Data listing =
________
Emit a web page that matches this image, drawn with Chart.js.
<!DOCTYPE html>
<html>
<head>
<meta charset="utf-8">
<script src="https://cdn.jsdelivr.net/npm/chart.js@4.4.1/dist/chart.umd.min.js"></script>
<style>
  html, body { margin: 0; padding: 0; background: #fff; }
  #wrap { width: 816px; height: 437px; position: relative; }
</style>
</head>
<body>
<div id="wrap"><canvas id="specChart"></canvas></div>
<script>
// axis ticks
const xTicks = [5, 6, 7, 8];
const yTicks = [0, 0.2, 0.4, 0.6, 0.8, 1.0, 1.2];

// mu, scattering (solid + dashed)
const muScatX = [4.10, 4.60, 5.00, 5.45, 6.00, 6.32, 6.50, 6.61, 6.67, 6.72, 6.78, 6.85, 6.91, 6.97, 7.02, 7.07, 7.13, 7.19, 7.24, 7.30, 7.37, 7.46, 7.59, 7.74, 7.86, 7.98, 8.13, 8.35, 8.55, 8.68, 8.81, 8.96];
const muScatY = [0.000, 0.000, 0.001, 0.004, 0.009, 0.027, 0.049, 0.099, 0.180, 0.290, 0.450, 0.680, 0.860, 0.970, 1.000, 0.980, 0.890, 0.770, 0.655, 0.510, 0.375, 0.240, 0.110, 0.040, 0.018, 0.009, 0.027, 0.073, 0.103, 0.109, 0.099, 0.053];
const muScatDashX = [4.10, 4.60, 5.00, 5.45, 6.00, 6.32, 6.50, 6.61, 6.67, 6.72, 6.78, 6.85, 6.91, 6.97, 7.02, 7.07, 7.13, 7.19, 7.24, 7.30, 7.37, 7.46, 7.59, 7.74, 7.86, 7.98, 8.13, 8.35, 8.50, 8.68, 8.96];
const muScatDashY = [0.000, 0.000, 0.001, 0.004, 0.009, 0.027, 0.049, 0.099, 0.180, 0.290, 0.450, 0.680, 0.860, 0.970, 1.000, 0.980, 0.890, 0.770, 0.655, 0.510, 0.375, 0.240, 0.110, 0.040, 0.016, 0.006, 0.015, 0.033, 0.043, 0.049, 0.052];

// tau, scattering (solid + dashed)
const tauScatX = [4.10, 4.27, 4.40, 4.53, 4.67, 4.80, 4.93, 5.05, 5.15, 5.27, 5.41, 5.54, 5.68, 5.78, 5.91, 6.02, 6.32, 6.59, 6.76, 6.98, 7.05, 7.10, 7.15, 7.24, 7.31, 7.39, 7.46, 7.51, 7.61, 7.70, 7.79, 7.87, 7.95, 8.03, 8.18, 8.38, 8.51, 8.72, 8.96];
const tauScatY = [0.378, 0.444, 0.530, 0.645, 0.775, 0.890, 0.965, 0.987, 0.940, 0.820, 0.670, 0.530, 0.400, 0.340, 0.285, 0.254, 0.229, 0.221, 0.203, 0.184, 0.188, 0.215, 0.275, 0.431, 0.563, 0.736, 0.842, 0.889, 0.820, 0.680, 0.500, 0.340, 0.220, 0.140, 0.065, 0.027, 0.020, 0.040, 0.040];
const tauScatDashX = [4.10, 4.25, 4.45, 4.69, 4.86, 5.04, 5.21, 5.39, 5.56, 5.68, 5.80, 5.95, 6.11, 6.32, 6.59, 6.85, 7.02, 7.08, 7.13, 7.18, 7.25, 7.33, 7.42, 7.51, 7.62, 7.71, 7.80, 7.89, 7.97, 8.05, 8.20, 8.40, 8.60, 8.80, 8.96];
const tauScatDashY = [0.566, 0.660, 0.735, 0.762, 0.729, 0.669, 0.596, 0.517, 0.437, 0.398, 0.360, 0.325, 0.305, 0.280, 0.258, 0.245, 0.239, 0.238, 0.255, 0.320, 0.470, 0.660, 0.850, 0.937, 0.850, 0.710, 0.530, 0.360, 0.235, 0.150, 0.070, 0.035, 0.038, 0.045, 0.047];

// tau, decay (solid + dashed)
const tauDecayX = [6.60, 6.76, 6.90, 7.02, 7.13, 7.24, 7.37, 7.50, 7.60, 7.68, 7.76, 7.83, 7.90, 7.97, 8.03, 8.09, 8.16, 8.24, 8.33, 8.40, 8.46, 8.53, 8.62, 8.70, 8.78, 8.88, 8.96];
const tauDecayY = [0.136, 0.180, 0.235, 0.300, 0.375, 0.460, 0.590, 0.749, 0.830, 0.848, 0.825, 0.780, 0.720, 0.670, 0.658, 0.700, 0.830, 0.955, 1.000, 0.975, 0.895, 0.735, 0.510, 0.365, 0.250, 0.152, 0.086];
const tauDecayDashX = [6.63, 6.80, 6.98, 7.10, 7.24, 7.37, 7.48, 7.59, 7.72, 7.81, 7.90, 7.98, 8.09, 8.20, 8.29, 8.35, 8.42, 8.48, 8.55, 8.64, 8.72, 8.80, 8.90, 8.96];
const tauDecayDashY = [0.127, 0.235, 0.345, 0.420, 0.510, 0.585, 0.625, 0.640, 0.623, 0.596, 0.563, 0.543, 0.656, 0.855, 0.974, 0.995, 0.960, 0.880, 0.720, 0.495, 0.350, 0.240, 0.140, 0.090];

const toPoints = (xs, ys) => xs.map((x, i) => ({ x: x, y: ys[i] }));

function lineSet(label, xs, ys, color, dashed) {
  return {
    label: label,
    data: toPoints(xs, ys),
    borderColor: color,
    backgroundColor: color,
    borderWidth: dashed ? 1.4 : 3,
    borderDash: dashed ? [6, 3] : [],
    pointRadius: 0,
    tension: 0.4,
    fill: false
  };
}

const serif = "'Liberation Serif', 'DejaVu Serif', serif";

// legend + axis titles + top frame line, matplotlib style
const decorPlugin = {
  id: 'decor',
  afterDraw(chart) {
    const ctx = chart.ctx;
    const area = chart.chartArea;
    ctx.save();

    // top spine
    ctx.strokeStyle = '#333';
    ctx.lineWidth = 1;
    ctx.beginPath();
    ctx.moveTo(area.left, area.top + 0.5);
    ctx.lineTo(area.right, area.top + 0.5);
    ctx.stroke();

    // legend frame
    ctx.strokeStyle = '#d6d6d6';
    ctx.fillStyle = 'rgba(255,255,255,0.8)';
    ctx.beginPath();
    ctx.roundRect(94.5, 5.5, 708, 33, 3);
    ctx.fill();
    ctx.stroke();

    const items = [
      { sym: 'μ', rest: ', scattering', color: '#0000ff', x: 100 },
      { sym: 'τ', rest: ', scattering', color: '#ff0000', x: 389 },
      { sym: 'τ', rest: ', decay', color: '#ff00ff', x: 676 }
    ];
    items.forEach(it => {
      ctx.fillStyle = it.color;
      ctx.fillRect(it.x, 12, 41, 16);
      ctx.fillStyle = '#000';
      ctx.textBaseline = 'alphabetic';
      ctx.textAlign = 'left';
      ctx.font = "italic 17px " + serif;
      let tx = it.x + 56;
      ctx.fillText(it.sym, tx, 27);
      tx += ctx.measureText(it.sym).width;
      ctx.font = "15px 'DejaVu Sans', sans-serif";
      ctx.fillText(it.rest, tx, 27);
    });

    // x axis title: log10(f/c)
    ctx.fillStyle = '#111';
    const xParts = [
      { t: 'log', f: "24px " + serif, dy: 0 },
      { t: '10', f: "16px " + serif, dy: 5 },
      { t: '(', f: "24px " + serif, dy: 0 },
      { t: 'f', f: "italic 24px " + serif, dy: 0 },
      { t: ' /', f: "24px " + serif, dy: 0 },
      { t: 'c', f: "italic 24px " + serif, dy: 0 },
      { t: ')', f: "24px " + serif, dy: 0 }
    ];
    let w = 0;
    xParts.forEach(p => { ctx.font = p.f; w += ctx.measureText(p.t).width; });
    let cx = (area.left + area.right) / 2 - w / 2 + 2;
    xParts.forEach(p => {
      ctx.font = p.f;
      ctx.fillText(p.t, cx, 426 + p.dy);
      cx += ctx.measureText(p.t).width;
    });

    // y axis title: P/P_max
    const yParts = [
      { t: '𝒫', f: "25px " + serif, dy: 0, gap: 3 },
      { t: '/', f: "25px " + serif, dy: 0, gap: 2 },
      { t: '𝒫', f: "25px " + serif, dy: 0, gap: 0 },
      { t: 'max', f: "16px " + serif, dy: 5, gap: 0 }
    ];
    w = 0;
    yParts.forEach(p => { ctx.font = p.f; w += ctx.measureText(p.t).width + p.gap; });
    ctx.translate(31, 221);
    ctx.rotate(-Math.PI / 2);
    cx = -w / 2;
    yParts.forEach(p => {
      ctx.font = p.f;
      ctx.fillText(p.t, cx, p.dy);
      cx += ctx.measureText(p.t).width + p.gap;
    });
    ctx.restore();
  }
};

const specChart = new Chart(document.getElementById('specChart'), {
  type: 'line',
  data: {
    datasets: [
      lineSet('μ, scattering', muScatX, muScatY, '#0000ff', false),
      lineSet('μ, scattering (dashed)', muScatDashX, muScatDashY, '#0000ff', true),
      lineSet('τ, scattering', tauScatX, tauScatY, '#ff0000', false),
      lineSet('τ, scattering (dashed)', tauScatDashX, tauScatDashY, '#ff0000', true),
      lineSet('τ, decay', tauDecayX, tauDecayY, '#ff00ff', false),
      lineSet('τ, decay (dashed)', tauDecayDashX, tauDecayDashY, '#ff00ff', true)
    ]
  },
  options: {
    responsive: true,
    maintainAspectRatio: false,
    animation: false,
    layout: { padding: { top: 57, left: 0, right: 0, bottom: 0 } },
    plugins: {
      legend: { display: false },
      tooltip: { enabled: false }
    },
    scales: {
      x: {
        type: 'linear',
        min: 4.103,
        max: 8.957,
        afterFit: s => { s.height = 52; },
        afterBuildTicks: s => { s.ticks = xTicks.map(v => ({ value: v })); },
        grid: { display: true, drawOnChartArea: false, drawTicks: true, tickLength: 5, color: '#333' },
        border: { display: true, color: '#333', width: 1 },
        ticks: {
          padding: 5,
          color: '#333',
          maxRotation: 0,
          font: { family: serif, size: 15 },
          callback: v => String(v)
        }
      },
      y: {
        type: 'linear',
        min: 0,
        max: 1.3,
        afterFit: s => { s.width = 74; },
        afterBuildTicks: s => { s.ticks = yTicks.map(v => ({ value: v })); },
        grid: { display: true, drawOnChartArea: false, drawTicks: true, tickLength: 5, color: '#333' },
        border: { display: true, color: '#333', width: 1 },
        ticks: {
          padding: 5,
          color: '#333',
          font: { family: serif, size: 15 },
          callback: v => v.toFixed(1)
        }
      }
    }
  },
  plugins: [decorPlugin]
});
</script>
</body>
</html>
________
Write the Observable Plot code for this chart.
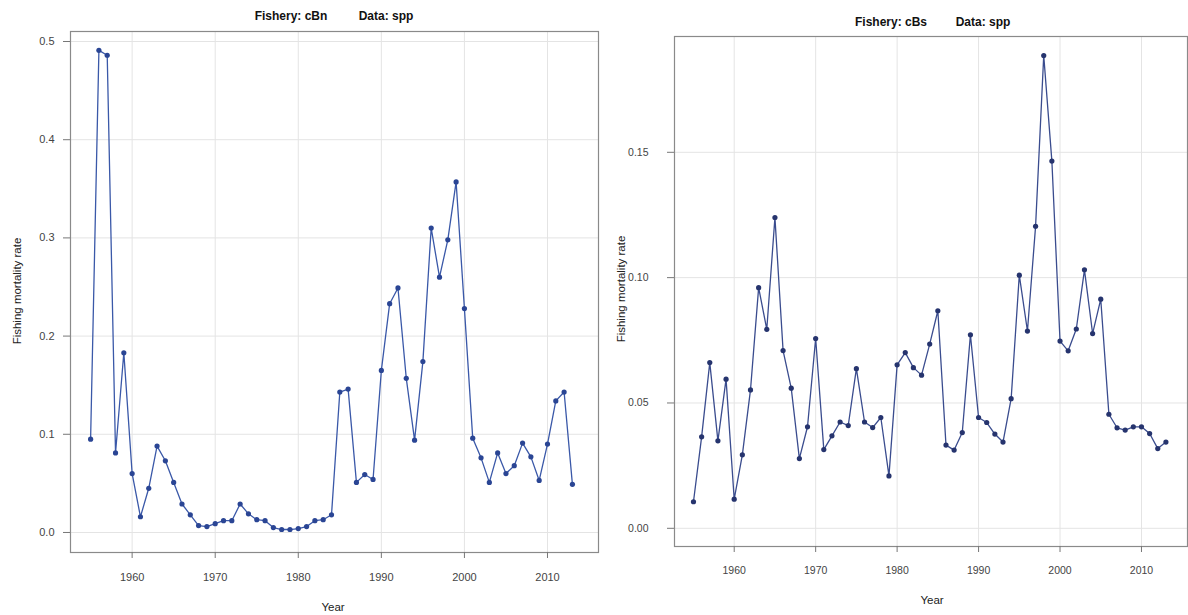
________
What to produce = Give again only the lines that run from the line with "Emit a web page" to the line with "0.043, 0.049, 0.052];". Include both of those lines exactly as written.

Answer in full =
Emit a web page that matches this image, drawn with Chart.js.
<!DOCTYPE html>
<html>
<head>
<meta charset="utf-8">
<script src="https://cdn.jsdelivr.net/npm/chart.js@4.4.1/dist/chart.umd.min.js"></script>
<style>
  html, body { margin: 0; padding: 0; background: #fff; }
  #wrap { width: 816px; height: 437px; position: relative; }
</style>
</head>
<body>
<div id="wrap"><canvas id="specChart"></canvas></div>
<script>
// axis ticks
const xTicks = [5, 6, 7, 8];
const yTicks = [0, 0.2, 0.4, 0.6, 0.8, 1.0, 1.2];

// mu, scattering (solid + dashed)
const muScatX = [4.10, 4.60, 5.00, 5.45, 6.00, 6.32, 6.50, 6.61, 6.67, 6.72, 6.78, 6.85, 6.91, 6.97, 7.02, 7.07, 7.13, 7.19, 7.24, 7.30, 7.37, 7.46, 7.59, 7.74, 7.86, 7.98, 8.13, 8.35, 8.55, 8.68, 8.81, 8.96];
const muScatY = [0.000, 0.000, 0.001, 0.004, 0.009, 0.027, 0.049, 0.099, 0.180, 0.290, 0.450, 0.680, 0.860, 0.970, 1.000, 0.980, 0.890, 0.770, 0.655, 0.510, 0.375, 0.240, 0.110, 0.040, 0.018, 0.009, 0.027, 0.073, 0.103, 0.109, 0.099, 0.053];
const muScatDashX = [4.10, 4.60, 5.00, 5.45, 6.00, 6.32, 6.50, 6.61, 6.67, 6.72, 6.78, 6.85, 6.91, 6.97, 7.02, 7.07, 7.13, 7.19, 7.24, 7.30, 7.37, 7.46, 7.59, 7.74, 7.86, 7.98, 8.13, 8.35, 8.50, 8.68, 8.96];
const muScatDashY = [0.000, 0.000, 0.001, 0.004, 0.009, 0.027, 0.049, 0.099, 0.180, 0.290, 0.450, 0.680, 0.860, 0.970, 1.000, 0.980, 0.890, 0.770, 0.655, 0.510, 0.375, 0.240, 0.110, 0.040, 0.016, 0.006, 0.015, 0.033, 0.043, 0.049, 0.052];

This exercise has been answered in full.